» **Work instructions**:
The lines from the top of the material below through the line containing "0.36, 0.215, 0.215];" are to be printed exactly, with pictures omitted.
==========
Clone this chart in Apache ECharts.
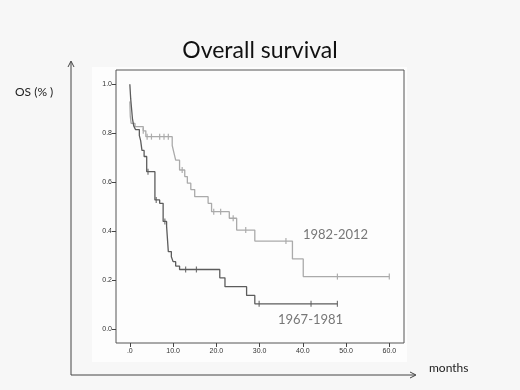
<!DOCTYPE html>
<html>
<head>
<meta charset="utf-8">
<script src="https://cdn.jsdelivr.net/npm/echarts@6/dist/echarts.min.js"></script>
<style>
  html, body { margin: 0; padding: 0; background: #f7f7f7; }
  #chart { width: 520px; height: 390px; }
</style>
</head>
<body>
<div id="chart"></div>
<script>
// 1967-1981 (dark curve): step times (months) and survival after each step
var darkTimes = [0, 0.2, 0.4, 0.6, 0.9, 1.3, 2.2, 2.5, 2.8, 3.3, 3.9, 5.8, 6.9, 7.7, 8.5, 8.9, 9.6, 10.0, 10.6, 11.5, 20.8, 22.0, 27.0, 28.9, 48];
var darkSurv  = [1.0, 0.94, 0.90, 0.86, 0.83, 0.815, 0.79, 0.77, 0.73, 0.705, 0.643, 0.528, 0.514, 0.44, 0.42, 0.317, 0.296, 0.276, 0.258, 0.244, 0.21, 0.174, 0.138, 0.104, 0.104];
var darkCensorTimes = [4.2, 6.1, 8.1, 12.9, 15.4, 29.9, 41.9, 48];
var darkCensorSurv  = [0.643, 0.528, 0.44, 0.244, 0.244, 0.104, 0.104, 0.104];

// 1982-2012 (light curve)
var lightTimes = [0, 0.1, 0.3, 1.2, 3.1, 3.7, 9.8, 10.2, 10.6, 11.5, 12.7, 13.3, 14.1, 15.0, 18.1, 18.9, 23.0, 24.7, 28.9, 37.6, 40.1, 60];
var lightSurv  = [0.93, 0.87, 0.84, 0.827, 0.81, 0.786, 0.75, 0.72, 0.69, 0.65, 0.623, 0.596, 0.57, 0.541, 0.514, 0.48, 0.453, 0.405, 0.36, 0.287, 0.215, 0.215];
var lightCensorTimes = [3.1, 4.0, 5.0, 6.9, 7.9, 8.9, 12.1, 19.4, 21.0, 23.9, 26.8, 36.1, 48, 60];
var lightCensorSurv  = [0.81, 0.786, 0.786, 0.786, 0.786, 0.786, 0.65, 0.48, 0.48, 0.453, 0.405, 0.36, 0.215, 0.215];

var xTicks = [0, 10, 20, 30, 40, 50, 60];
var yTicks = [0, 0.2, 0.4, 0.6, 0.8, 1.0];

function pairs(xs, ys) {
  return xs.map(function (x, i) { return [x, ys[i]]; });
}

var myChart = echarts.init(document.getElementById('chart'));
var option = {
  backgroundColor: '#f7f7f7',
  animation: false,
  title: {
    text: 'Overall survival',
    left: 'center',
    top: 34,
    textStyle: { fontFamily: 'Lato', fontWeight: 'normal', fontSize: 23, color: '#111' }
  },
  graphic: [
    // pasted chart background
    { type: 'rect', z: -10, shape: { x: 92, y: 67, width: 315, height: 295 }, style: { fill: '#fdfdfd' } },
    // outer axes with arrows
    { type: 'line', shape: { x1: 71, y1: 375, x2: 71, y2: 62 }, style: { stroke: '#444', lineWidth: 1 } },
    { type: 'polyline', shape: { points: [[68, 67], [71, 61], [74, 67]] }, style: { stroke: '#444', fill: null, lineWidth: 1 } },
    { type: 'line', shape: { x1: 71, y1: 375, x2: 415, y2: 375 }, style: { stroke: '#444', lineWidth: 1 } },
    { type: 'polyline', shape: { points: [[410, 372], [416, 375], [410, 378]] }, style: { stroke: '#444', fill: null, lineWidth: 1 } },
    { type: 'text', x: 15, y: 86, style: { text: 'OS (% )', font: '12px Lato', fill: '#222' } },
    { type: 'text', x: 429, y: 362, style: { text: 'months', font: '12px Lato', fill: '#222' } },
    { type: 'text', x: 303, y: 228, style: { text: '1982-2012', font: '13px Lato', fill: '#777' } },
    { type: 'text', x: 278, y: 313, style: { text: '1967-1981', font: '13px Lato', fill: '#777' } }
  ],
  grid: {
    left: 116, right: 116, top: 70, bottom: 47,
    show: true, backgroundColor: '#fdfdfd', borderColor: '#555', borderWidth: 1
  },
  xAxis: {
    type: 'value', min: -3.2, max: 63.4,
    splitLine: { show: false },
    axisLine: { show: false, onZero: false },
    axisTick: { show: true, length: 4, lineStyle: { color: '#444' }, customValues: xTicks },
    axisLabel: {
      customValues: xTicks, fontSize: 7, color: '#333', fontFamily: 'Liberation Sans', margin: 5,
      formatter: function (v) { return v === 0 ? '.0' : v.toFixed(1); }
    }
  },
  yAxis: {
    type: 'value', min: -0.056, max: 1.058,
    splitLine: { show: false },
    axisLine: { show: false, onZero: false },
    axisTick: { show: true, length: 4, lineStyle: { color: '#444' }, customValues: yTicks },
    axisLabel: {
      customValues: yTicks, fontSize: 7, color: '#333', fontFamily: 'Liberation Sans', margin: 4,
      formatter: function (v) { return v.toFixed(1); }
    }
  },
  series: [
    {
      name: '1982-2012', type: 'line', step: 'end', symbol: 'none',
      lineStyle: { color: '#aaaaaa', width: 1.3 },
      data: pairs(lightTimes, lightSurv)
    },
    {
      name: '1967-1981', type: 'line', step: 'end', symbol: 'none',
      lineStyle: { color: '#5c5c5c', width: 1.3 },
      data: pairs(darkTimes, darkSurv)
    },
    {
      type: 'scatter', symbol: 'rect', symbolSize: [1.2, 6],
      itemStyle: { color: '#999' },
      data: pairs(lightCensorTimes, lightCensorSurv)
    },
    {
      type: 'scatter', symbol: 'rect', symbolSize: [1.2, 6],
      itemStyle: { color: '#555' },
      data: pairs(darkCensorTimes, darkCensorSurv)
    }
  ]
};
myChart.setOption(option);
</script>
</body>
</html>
==========
» **Written answer**:
Clone this chart in Apache ECharts.
<!DOCTYPE html>
<html>
<head>
<meta charset="utf-8">
<script src="https://cdn.jsdelivr.net/npm/echarts@6/dist/echarts.min.js"></script>
<style>
  html, body { margin: 0; padding: 0; background: #f7f7f7; }
  #chart { width: 520px; height: 390px; }
</style>
</head>
<body>
<div id="chart"></div>
<script>
// 1967-1981 (dark curve): step times (months) and survival after each step
var darkTimes = [0, 0.2, 0.4, 0.6, 0.9, 1.3, 2.2, 2.5, 2.8, 3.3, 3.9, 5.8, 6.9, 7.7, 8.5, 8.9, 9.6, 10.0, 10.6, 11.5, 20.8, 22.0, 27.0, 28.9, 48];
var darkSurv  = [1.0, 0.94, 0.90, 0.86, 0.83, 0.815, 0.79, 0.77, 0.73, 0.705, 0.643, 0.528, 0.514, 0.44, 0.42, 0.317, 0.296, 0.276, 0.258, 0.244, 0.21, 0.174, 0.138, 0.104, 0.104];
var darkCensorTimes = [4.2, 6.1, 8.1, 12.9, 15.4, 29.9, 41.9, 48];
var darkCensorSurv  = [0.643, 0.528, 0.44, 0.244, 0.244, 0.104, 0.104, 0.104];

// 1982-2012 (light curve)
var lightTimes = [0, 0.1, 0.3, 1.2, 3.1, 3.7, 9.8, 10.2, 10.6, 11.5, 12.7, 13.3, 14.1, 15.0, 18.1, 18.9, 23.0, 24.7, 28.9, 37.6, 40.1, 60];
var lightSurv  = [0.93, 0.87, 0.84, 0.827, 0.81, 0.786, 0.75, 0.72, 0.69, 0.65, 0.623, 0.596, 0.57, 0.541, 0.514, 0.48, 0.453, 0.405, 0.36, 0.287, 0.215, 0.215];
var lightCensorTimes = [3.1, 4.0, 5.0, 6.9, 7.9, 8.9, 12.1, 19.4, 21.0, 23.9, 26.8, 36.1, 48, 60];
var lightCensorSurv  = [0.81, 0.786, 0.786, 0.786, 0.786, 0.786, 0.65, 0.48, 0.48, 0.453, 0.405, 0.36, 0.215, 0.215];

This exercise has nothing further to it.